Suffice to say, the materials that are good at cooling down are generally not the materials you want to build rifle barrels out of. But if I had to pick the best option on the market today, it would be a Lothar Walther Ultralight bimetal (steel and aluminum) barrels. Even if the heat shedding capacity isn’t amazingly better, it’s still an improvement in heat management and weight reduction, sort of the holy grail of military arms.

Hognose Post author

I’ve been wondering about titanium or some kind or layered thing with a cobalt alloy (Inconel, Stellite) inside Ti alloy. Or maybe carbon-epoxy or carbon-carbon. The gun world has finally followed Stoner and Sullivan down the path of aerospace manufacturing circa 1950, we need to wake up to some of the post-Jet Age developments. Says the guy who’s riveting sheets of aluminum for a plane that’s a close equiv of a 1939 Ercoupe.

S

It was a surprise to read that water-cooling wasn’t so hot according to Rheinmetall. I wonder what assumptions and conclusions come along with that, bearing in mind the reputation of Vickers MMG’s et al for sustained fire. That reputation was gained in siege warfare on the Western Front in the Great War, but endured far beyond it, and I’m not convinced it was without merit, in that application; static & linear positions and a target rich environment. I suppose one could come up with an add-on water jacket to complement chrome or stellite bores and quick change barrels without too much trouble. It wouldn’t prevent ultimate barrel failure, but perhaps delay it long enough. Long enough to make the trouble worthwhile.

Jorge

I was surprised by the low rating of water cooling, too. But then Rheinmetall was judging on accuracy, not the ability to sustain fire near-indefinitely. Then again, I suspect MG barrels of the air-cooled variety might be much thicker than the barrels for water-cooled guns, so water cooling measures would be less effective due to the mass. A pencil barrel will cool off much faster than a heavy barrel, but it will take less rounds before POI/POA shift occurs.

S

Hmm, I wonder if someone tried brine instead of water, for even better cooling.

John b

David Drake wrote HAMMERS SLAMMERS, a sci fi merc group that conducted business in the future. He wrote about an interesting concept where the automatic weapons would “squirt” coolant into the barrel after each shot. The coolant came from the cartridge that was fired.

markm

@AM: I have to argue with you about cooling fins. We don’t put all those fins on heatsinks for electronic power devices just for looks – they do help with convective heat transfer, which can remove heat quite efficiently if it reaches the fins. There are two points of diminishing returns with finned heatsinks. The first is getting the heat out to the base of the fins; I can buy a 50 watt heatsink, but it won’t do much good if the device I’m trying to cool can only transfer 5W from the core to the heatsink before the core overheats. The second is heat transfer along the fins; it’s quite possible to have the baseplate hot enough to boil water while the tips of the fins are barely warm. The outer part of those fins is just wasted weight.

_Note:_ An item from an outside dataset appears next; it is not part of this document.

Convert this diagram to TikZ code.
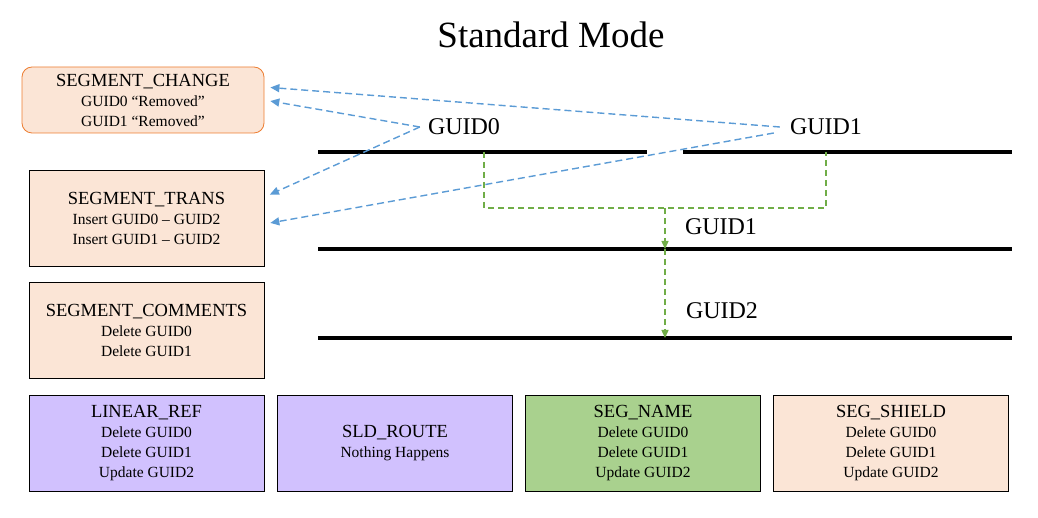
\documentclass[tikz,border=0pt]{standalone}
\usepackage{fontspec}
\setmainfont{Liberation Serif}
\usetikzlibrary{arrows.meta}
\definecolor{peach}{HTML}{FBE5D6}
\definecolor{lilac}{HTML}{D1C1FE}
\definecolor{leaf}{HTML}{A9D18E}
\definecolor{rimorange}{HTML}{ED7D31}
\definecolor{linkblue}{HTML}{5B9BD5}
\definecolor{linkgreen}{HTML}{70AD47}
\newcommand{\hd}[1]{{\fontsize{18.5}{20}\selectfont #1}}
\begin{document}
\begin{tikzpicture}[x=1pt,y=-1pt,
  tablebox/.style={draw=black,line width=0.8pt,fill=peach,align=center,
    minimum width=235pt,minimum height=96pt,inner sep=0pt,
    font=\fontsize{15.5}{20}\selectfont},
  guidlabel/.style={font=\fontsize{24}{26}\selectfont,inner sep=8pt},
  segline/.style={line width=3.5pt,black},
  bluelink/.style={linkblue,line width=1.4pt,dash pattern=on 7pt off 4pt,
    -{Triangle[length=9pt,width=8pt]},shorten >=6pt},
  greenlink/.style={linkgreen,line width=1.4pt,dash pattern=on 6pt off 4pt}]
\useasboundingbox (0,0) rectangle (1038,518);
\node[font=\fontsize{37}{40}\selectfont] (title) at (551,35) {Standard Mode};
% tables
\node[tablebox,draw=rimorange,rounded corners=10pt,minimum width=242pt,minimum height=66pt] (change) at (143,100)
  {\hd{SEGMENT\_CHANGE}\\GUID0 ``Removed''\\GUID1 ``Removed''};
\node[tablebox] (trans) at (146.5,218)
  {\hd{SEGMENT\_TRANS}\\Insert GUID0 -- GUID2\\Insert GUID1 -- GUID2};
\node[tablebox] (comments) at (146.5,330)
  {\hd{SEGMENT\_COMMENTS}\\Delete GUID0\\Delete GUID1};
\node[tablebox,fill=lilac] (linref) at (146.5,443)
  {\hd{LINEAR\_REF}\\Delete GUID0\\Delete GUID1\\Update GUID2};
\node[tablebox,fill=lilac] (sldroute) at (395,443)
  {\hd{SLD\_ROUTE}\\Nothing Happens};
\node[tablebox,fill=leaf] (segname) at (643,443)
  {\hd{SEG\_NAME}\\Delete GUID0\\Delete GUID1\\Update GUID2};
\node[tablebox] (segshield) at (891,443)
  {\hd{SEG\_SHIELD}\\Delete GUID0\\Delete GUID1\\Update GUID2};
% segments
\coordinate (s0a) at (318,152);
\coordinate (s0b) at (647,152);
\coordinate (s1a) at (683,152);
\coordinate (s1b) at (1012,152);
\coordinate (s2a) at (318,249);
\coordinate (s2b) at (1012,249);
\coordinate (s3a) at (318,338);
\coordinate (s3b) at (1012,338);
\draw[segline] (s0a) -- (s0b);
\draw[segline] (s1a) -- (s1b);
\draw[segline] (s2a) -- (s2b);
\draw[segline] (s3a) -- (s3b);
\node[guidlabel] (guid0) at (464,127) {GUID0};
\node[guidlabel] (guid1) at (826,127) {GUID1};
\node[guidlabel] (guid1m) at (721,227) {GUID1};
\node[guidlabel] (guid2) at (722,311) {GUID2};
% merge
\coordinate (m0) at (484,152);
\coordinate (m1) at (826,152);
\coordinate (mj) at (665,208);
\coordinate (mt2) at (665,249);
\coordinate (mt3) at (665,338);
\draw[greenlink] (m0) |- (mj) -| (m1);
\draw[greenlink,-{Triangle[length=8pt,width=7pt]}] (mj) -- (mt2);
\draw[greenlink,-{Triangle[length=8pt,width=7pt]}] (mt2) -- (mt3);
% links to tables
\draw[bluelink] ([xshift=-2pt]guid1.west) -- ([yshift=13pt]change.east);
\draw[bluelink] (guid0.west) -- ([yshift=0pt]change.east);
\draw[bluelink] (guid0.west) -- ([yshift=21pt]trans.east);
\draw[bluelink] ([xshift=-8pt,yshift=-6pt]guid1.west) -- ([yshift=-6pt]trans.east);
\end{tikzpicture}
\end{document}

Judging by Hognose’s graph, cooling a gun barrel is dominated by the first problem, getting the heat from the inner surface to the outer surface. Keep up that firing pattern and the inner surface will have softened and eroded out past the last trace of rifling before the outside is hot enough for it to matter how it’s cooled. If the spacing between bursts was several times as long, then cooling fins or a water jacket would help, but whenever combat gets intense, you will reach a point where only a barrel change will dump the heat fast enough. (That’s assuming only one or two barrels; a modern gatling is different, not because it’s impossible to overheat six barrels, but because no one carries that much ammunition.)

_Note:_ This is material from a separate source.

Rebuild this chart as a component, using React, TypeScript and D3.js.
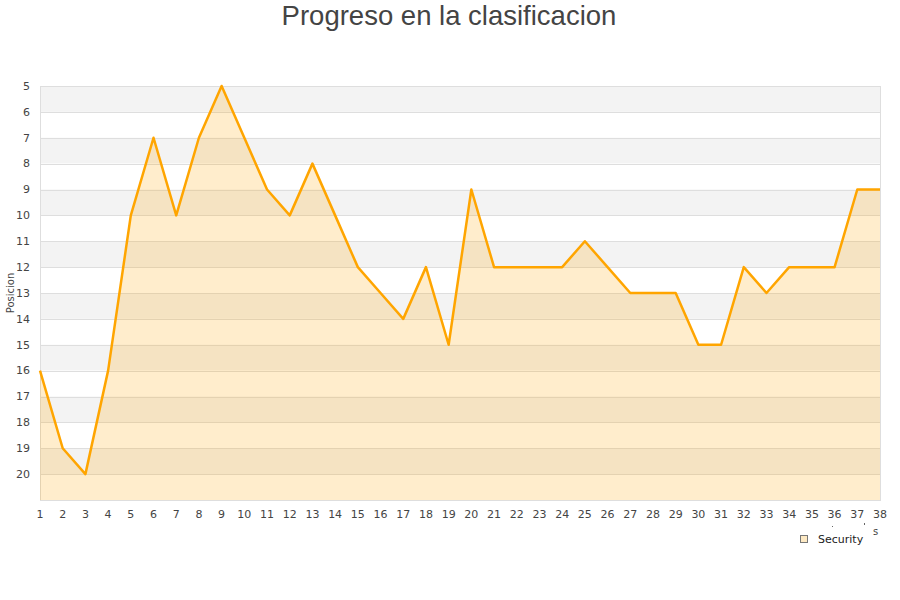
import * as d3 from 'd3';
import React, { useEffect, useRef } from 'react';

// jornadas 1..38 and position in the table
const jornadas: number[] = d3.range(1, 39);
const posiciones: number[] = [
    16, 19, 20, 16, 10, 7, 10, 7, 5, 7,
    9, 10, 8, 10, 12, 13, 14, 12, 15, 9,
    12, 12, 12, 12, 11, 12, 13, 13, 13, 15,
    15, 12, 13, 12, 12, 12, 9, 9,
];
const yTicks: number[] = d3.range(5, 21);
const seriesName = 'Security';

export default () => {
    const ref = useRef<any>();

    useEffect(() => {
        const width = 900;
        const height = 600;
        const margin = { top: 86, right: 20, bottom: 100, left: 40 };
        const innerW = width - margin.left - margin.right;
        const innerH = height - margin.top - margin.bottom;

        const svg = d3.select<any, any>(ref.current)
            .attr('width', width)
            .attr('height', height)
            .style('font-family', '"DejaVu Sans", Verdana, sans-serif');
        svg.selectAll('*').remove();

        const x = d3.scaleLinear().domain([1, 38]).range([0, innerW]);
        const y = d3.scaleLinear().domain([5, 21]).range([0, innerH]);

        svg.append('text')
            .attr('x', 449)
            .attr('y', 25)
            .attr('text-anchor', 'middle')
            .style('font-family', '"Liberation Sans", Arial, sans-serif')
            .style('font-size', '27.5px')
            .attr('fill', '#444')
            .text('Progreso en la clasificacion');

        const stage = svg.append('g')
            .attr('transform', `translate(${margin.left},${margin.top})`);

        // alternating bands
        stage.append('g').selectAll('rect')
            .data(d3.range(5, 21))
            .join('rect')
            .attr('x', 0)
            .attr('y', (d) => y(d))
            .attr('width', innerW)
            .attr('height', (d) => y(d + 1) - y(d))
            .attr('fill', (d) => ((d - 5) % 2 === 0 ? '#f3f3f3' : '#ffffff'));

        // grid lines
        stage.append('g').selectAll('line')
            .data(yTicks)
            .join('line')
            .attr('x1', 0)
            .attr('x2', innerW)
            .attr('y1', (d) => Math.round(y(d)) + 0.5)
            .attr('y2', (d) => Math.round(y(d)) + 0.5)
            .attr('stroke', '#dedede');

        stage.append('rect')
            .attr('x', 0.5)
            .attr('y', 0.5)
            .attr('width', innerW)
            .attr('height', innerH)
            .attr('fill', 'none')
            .attr('stroke', '#dedede');

        const pts = jornadas.map((j, i) => [j, posiciones[i]] as [number, number]);

        const area = d3.area<[number, number]>()
            .x((d) => x(d[0]))
            .y0(innerH)
            .y1((d) => y(d[1]));
        const line = d3.line<[number, number]>()
            .x((d) => x(d[0]))
            .y((d) => y(d[1]));

        stage.append('path')
            .attr('d', area(pts))
            .attr('fill', '#ffa500')
            .attr('fill-opacity', 0.2);

        stage.append('path')
            .attr('d', line(pts))
            .attr('fill', 'none')
            .attr('stroke', '#ffa500')
            .attr('stroke-width', 2.5)
            .attr('stroke-linejoin', 'round');

        // y ticks
        stage.append('g').selectAll('text')
            .data(yTicks)
            .join('text')
            .attr('x', -10)
            .attr('y', (d) => y(d))
            .attr('dy', '0.35em')
            .attr('text-anchor', 'end')
            .style('font-size', '11px')
            .attr('fill', '#444')
            .text((d) => d);

        // x ticks
        stage.append('g').selectAll('text')
            .data(jornadas)
            .join('text')
            .attr('x', (d) => x(d))
            .attr('y', innerH + 18)
            .attr('text-anchor', 'middle')
            .style('font-size', '11px')
            .attr('fill', '#444')
            .text((d) => d);

        svg.append('text')
            .attr('transform', `translate(14,${margin.top + innerH / 2}) rotate(-90)`)
            .attr('text-anchor', 'middle')
            .style('font-size', '10px')
            .attr('fill', '#444')
            .text('Posicion');

        // clipped axis title remnants
        svg.append('text')
            .attr('x', 873)
            .attr('y', 535)
            .style('font-size', '10px')
            .attr('fill', '#444')
            .text('s');
        svg.append('rect').attr('x', 832).attr('y', 526).attr('width', 1).attr('height', 1).attr('fill', '#666');
        svg.append('rect').attr('x', 864).attr('y', 523).attr('width', 1).attr('height', 2).attr('fill', '#666');

        // legend
        const legend = svg.append('g').attr('transform', 'translate(800,535)');
        legend.append('rect')
            .attr('x', 0.5)
            .attr('y', 0.5)
            .attr('width', 7)
            .attr('height', 7)
            .attr('fill', '#fde9c3')
            .attr('stroke', '#777');
        legend.append('text')
            .attr('x', 18)
            .attr('y', 7.5)
            .style('font-size', '11px')
            .attr('fill', '#222')
            .text(seriesName);
    }, []);

    return (
        <div style={{ position: 'absolute', top: 0, left: 0 }}>
            <svg ref={ref}></svg>
        </div>
    );
};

Titanium is a poor material for military guns – it’s thermal conductivity is 1/4 that of steel. Heat will stay on the inside until it becomes too hot even for titanium to hold up. The one exception would be if the barrel or the whole gun was considered expendable, so more rounds fired at a rapid rate before overheating would outweigh the much longer cool-down time. This might actually match what was alleged to be Soviet doctrine – that a front-line unit was not only expendable, but it was considered expended in the first heavy combat. Rather than sending more ammo, etc., the Soviets lined up replacement units behind the ones in combat. Any survivors who made it back after expending all their ammo would be re-equipped and re-organized into new units. However, the _cost_ of titanium certainly didn’t fit Soviet resources; by the time a country can afford that, they’ll probably be like the 21st Century US Army, doing everything possible to keep its soldiers alive, beginning with equipment that just keeps on working under all conditions, no matter what that costs. (The problem is, that’s not possible in a modern firearm; there simply is no way to keep the gun from overheating other than unduly restricting the rate of fire or the supply of ammo. Hence replacement barrels for machine guns, but machine guns don’t need to be sighted in. Is there anything that could be done for rifles?)

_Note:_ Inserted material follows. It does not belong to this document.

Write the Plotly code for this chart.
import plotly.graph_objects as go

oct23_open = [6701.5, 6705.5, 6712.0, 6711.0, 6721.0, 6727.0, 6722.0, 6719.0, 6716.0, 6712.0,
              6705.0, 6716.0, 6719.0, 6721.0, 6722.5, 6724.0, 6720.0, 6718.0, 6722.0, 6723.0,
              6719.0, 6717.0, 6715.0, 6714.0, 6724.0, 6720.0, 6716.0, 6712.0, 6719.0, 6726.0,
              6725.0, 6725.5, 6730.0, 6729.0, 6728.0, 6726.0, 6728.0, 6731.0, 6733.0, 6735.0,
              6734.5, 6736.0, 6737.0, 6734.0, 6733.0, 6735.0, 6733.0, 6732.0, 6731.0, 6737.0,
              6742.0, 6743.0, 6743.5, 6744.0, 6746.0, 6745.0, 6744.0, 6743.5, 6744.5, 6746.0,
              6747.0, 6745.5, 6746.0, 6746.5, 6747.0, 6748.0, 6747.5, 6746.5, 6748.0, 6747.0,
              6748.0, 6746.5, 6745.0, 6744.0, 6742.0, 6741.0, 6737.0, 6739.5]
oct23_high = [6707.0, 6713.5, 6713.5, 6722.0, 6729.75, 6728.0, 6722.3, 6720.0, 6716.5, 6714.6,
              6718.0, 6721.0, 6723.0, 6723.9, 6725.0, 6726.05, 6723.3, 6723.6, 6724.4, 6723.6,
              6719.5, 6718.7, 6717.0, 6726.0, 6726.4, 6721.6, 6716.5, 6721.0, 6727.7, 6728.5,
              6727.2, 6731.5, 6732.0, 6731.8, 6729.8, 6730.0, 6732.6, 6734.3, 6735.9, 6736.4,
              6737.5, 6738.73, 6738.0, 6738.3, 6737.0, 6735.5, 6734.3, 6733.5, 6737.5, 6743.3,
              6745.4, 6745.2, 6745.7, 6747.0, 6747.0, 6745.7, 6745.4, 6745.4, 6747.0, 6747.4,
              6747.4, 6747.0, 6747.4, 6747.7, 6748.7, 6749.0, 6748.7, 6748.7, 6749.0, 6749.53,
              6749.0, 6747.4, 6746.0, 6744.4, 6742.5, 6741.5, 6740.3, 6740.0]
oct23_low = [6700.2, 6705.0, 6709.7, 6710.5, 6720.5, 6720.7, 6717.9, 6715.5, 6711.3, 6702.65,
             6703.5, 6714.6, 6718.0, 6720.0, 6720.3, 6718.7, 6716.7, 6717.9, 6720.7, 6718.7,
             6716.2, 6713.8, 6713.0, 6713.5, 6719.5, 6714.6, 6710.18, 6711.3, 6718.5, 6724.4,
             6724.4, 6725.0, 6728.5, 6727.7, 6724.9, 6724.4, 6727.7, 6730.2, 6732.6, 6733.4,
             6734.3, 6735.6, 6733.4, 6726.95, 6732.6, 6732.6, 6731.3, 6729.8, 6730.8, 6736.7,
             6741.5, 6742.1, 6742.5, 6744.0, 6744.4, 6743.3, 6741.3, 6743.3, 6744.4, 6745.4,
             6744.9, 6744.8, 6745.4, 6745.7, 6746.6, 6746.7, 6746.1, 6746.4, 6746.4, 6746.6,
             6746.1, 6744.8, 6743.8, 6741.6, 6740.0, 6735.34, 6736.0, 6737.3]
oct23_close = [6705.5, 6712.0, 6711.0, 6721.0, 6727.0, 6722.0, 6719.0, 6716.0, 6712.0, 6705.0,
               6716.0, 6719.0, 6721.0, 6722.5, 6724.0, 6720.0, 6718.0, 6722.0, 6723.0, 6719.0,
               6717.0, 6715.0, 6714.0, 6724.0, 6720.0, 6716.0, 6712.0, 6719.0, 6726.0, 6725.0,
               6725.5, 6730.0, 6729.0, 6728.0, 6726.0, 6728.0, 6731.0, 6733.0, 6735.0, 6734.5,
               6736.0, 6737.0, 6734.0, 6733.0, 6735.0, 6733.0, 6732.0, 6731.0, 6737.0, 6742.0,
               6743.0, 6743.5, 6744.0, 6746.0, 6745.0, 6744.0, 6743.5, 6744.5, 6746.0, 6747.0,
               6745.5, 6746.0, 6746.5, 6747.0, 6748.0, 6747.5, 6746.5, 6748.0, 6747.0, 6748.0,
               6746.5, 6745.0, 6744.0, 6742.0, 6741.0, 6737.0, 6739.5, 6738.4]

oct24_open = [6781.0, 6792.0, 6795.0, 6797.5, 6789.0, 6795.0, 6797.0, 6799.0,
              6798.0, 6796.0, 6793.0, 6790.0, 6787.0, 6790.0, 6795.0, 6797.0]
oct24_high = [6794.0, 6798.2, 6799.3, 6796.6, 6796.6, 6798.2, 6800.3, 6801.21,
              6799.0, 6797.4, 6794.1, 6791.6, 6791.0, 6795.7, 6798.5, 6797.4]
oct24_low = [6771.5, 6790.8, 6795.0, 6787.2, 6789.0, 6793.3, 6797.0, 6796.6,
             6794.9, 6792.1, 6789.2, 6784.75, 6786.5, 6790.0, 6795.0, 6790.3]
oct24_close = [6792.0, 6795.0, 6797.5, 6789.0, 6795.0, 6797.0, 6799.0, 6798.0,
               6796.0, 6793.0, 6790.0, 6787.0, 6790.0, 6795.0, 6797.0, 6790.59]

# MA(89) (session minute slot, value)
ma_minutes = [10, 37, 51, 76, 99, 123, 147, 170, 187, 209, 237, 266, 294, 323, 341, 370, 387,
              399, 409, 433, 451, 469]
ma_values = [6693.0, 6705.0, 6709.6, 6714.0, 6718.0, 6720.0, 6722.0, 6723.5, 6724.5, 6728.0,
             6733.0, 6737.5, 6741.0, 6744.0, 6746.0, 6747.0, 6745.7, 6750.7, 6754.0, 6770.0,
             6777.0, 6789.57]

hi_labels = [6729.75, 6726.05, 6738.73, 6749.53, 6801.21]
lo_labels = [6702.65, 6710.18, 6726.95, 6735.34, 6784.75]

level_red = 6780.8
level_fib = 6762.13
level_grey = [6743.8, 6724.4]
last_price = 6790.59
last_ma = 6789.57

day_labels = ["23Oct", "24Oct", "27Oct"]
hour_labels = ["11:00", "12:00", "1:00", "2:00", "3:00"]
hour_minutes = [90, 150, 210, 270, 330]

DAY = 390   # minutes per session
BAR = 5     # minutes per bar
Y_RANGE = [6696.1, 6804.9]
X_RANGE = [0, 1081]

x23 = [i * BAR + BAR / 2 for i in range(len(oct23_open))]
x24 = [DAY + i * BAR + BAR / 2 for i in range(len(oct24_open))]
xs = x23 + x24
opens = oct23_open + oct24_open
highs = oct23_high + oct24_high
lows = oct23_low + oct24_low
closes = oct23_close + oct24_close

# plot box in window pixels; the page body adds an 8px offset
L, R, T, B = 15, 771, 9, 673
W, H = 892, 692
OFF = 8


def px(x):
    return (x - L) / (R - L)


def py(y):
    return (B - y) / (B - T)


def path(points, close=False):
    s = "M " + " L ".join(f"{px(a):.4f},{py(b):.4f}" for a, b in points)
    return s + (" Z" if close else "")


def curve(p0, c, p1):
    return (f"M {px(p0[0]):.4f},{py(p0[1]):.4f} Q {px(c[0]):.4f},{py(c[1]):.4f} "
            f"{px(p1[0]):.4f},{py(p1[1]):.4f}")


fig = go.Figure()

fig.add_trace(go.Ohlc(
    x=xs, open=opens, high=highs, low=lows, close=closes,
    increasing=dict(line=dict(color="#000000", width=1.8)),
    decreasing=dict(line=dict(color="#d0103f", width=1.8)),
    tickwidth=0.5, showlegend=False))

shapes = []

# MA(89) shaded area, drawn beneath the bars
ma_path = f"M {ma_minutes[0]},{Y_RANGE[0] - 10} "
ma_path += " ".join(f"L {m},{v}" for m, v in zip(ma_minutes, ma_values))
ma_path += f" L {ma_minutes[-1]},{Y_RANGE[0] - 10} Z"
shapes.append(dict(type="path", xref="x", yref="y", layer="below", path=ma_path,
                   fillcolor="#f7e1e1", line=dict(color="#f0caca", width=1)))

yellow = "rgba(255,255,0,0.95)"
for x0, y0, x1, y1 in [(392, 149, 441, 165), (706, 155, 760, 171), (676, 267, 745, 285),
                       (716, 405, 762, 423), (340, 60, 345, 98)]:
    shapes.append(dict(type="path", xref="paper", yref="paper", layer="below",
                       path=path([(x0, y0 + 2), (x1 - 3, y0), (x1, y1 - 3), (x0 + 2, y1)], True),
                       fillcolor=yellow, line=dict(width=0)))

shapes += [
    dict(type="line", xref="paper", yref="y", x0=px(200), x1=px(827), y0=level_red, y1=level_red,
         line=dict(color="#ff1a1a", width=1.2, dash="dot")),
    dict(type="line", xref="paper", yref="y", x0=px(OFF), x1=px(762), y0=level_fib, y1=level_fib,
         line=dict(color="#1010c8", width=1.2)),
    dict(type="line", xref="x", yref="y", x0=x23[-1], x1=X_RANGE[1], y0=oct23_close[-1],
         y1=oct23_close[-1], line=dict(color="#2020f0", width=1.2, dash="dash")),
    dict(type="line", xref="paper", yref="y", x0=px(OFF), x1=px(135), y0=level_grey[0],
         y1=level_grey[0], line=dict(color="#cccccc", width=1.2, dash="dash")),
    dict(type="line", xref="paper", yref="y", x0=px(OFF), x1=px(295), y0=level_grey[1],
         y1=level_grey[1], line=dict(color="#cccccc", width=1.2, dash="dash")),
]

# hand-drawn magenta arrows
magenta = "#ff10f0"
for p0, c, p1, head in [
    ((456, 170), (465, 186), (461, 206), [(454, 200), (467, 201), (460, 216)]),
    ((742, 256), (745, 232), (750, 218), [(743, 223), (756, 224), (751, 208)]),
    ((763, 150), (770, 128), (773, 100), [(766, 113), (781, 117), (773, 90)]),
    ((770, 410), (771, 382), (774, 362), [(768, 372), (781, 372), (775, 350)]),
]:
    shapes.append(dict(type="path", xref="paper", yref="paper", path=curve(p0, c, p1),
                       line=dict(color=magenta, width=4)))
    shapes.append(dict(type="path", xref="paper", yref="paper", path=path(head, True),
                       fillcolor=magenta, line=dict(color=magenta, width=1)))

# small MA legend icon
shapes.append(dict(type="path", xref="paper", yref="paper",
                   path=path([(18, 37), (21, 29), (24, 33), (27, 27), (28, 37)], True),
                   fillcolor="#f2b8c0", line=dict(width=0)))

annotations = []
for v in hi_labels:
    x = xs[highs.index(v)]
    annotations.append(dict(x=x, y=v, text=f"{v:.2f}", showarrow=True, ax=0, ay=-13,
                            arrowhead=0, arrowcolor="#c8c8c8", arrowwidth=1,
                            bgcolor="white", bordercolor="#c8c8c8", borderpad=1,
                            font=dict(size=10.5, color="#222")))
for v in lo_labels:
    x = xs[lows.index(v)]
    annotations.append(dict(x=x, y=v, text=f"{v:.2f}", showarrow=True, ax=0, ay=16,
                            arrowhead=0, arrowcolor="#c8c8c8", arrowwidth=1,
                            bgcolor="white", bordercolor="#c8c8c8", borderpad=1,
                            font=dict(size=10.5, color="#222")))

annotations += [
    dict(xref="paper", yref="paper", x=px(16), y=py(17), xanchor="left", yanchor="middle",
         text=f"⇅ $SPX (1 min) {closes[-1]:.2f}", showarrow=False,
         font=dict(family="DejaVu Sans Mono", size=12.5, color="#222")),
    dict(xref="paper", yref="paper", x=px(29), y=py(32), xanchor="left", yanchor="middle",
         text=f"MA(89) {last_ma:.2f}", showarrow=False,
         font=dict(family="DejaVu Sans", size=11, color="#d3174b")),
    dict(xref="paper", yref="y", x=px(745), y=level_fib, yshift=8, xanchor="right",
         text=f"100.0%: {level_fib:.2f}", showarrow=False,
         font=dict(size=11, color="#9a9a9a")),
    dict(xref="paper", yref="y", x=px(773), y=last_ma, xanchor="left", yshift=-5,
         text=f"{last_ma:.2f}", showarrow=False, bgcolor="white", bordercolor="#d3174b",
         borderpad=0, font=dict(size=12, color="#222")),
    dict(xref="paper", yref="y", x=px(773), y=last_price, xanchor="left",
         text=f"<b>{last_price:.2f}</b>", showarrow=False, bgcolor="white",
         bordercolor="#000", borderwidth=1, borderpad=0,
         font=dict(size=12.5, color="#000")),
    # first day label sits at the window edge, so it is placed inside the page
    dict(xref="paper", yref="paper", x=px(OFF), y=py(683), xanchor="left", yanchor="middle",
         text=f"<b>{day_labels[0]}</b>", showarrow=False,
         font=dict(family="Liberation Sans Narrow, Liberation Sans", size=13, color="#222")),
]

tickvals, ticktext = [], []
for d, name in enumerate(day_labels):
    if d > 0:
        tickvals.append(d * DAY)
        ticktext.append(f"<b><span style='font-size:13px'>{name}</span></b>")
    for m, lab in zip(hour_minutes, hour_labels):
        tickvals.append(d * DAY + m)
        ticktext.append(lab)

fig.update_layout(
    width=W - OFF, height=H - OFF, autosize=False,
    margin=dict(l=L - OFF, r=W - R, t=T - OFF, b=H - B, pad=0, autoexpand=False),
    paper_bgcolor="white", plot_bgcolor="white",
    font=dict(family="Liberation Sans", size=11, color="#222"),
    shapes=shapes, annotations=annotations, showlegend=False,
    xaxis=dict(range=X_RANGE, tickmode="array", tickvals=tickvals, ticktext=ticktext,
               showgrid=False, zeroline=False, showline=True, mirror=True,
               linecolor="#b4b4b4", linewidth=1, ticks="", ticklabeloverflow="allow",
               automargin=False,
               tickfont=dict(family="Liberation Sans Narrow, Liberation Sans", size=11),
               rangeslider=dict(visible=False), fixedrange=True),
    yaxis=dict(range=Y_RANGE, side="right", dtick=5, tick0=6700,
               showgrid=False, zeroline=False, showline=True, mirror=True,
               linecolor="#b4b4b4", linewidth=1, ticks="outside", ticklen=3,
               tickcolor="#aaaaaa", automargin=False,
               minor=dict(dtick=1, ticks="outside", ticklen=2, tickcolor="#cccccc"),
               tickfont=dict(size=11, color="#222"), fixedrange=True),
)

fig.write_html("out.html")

A thin steel barrel with an aluminum jacket: This is the best idea I’ve heard, since Al has three times the thermal conductivity of iron, but you’ve got to deal with all the problems of dissimilar metals in contact. Coatings might prevent galvanic corrosion, and one thing the Army does do well is keep things “painted”. Aluminum expands about three times as much with temperature as iron; alloys can modify this behavior somewhat, but I think with reasonably effective alloys the jacket will still be apt to expand more than the liner. Perhaps this would be countered by the lower temperatures in the jacket, but I suspect there would be a period during cool-down after the battle when dropping the weapon would tend to separate the liner and jacket.

Finally, there’s an inherent conflict between thin barrels for better cooling, and thick barrels so they don’t bend when they get hot. Perhaps there is a middle ground by machining lengthwise flutes in the barrel – most of the section is only thick enough to meet the bursting strength requirements, but there are longitudinal ribs to stiffen the barrel.